The turn ended as a movement in 2017, he theorizes, for a number of reasons. One was the expansion of elite Japanese restaurants to the U.S. In Hawaii, for instance, Sushi Ginza Onodera opened in 2014, while Sushi Sho made the same move in 2016.
Other culinary changes also were afoot in the early 2000s, as “smart casual” restaurants began gaining traction. Restaurants such as the Pig & the Lady, MW and Town offered somewhat elevated versions of familiar foods in an informal setting. The growing number of these venues impacted white-tablecloth establishments, leading to closures, Yamashita said.
Yet the influence of the Japanese Turn continues.
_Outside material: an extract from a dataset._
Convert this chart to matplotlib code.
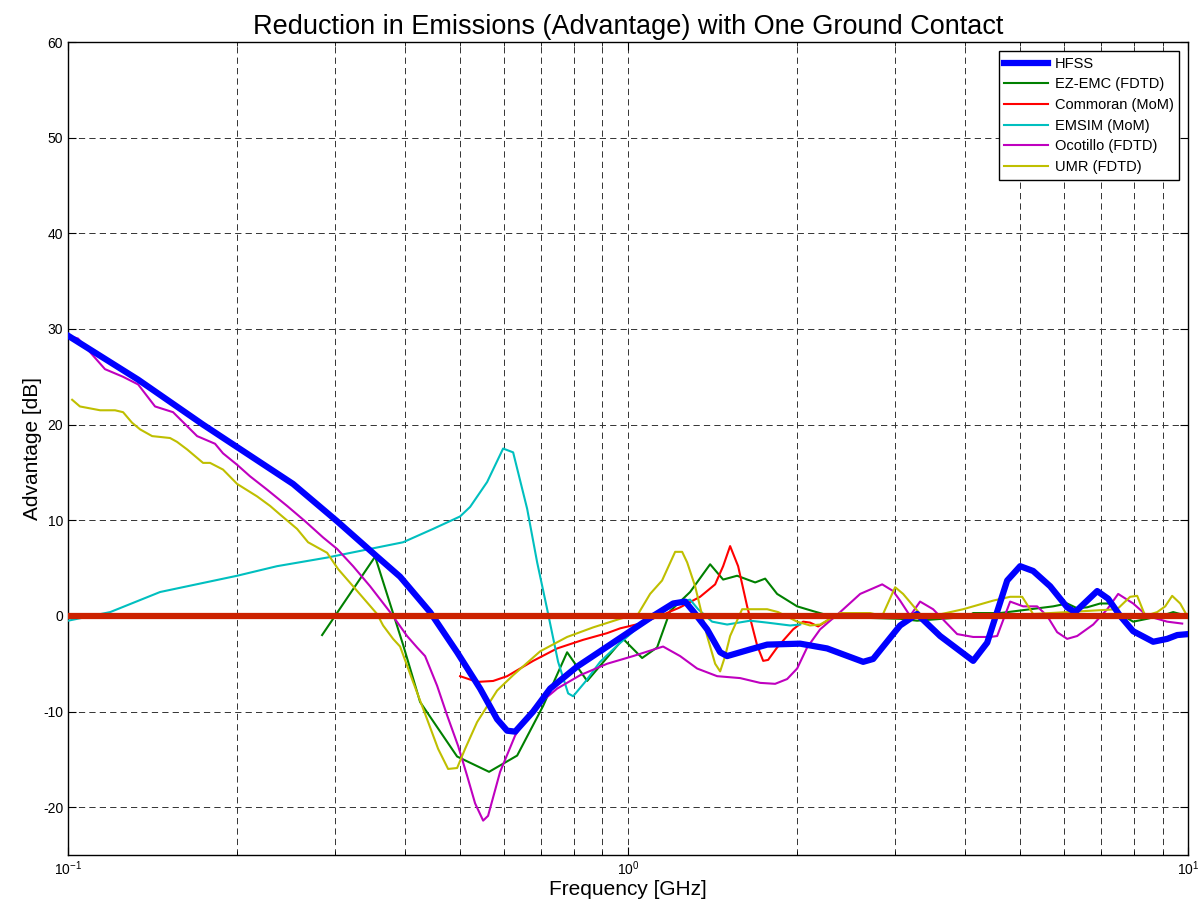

Yamashita’s cases in point: Taco Maria, a Mexican eatery named the L.A. Times’ 2018 restaurant of the year, is headed by young chef Carlos Salgado, who uses such ingredients as miso and dashi to increase umami in his moles. At Orsa & Winston in Los Angeles, where chef Josef Centeno uses both Italian and Japanese ingredients in his dishes, Japanese classics such as chawanmushi and okayu are regularly on tasting menus. And at the other end of the country at Gramercy Tavern in New York, chef Michael Anthony “tsukerus (pickles) so many things,” said Yamashita. “He’s using the Japanese technique to increase umami.”
Then there’s David Kinch, whose use of Japanese ingredients Yamashita calls “extraordinary.” The chef of the three-Michelin-star Manresa, a New American restaurant in Los Gatos, Calif., uses four kinds of konbu to make his own dashi. Yamashita said Kinch goes as far as filtering water to make it resemble water from Kyoto as closely as possible, all in the name of creating a specific dashi.
Beyond the realm of chef-led restaurants, though, has the Japanese Turn had lasting impact?
Yamaguchi offers an emphatic yes.
“Take a look at some of the television commercials for national chains,” he said. “One of the latest commercials I’ve seen shows a teriyaki dish, and a lot of national chains have gravitated toward Asian ingredients. When you see it as an ad pitch, it has become mainstream.”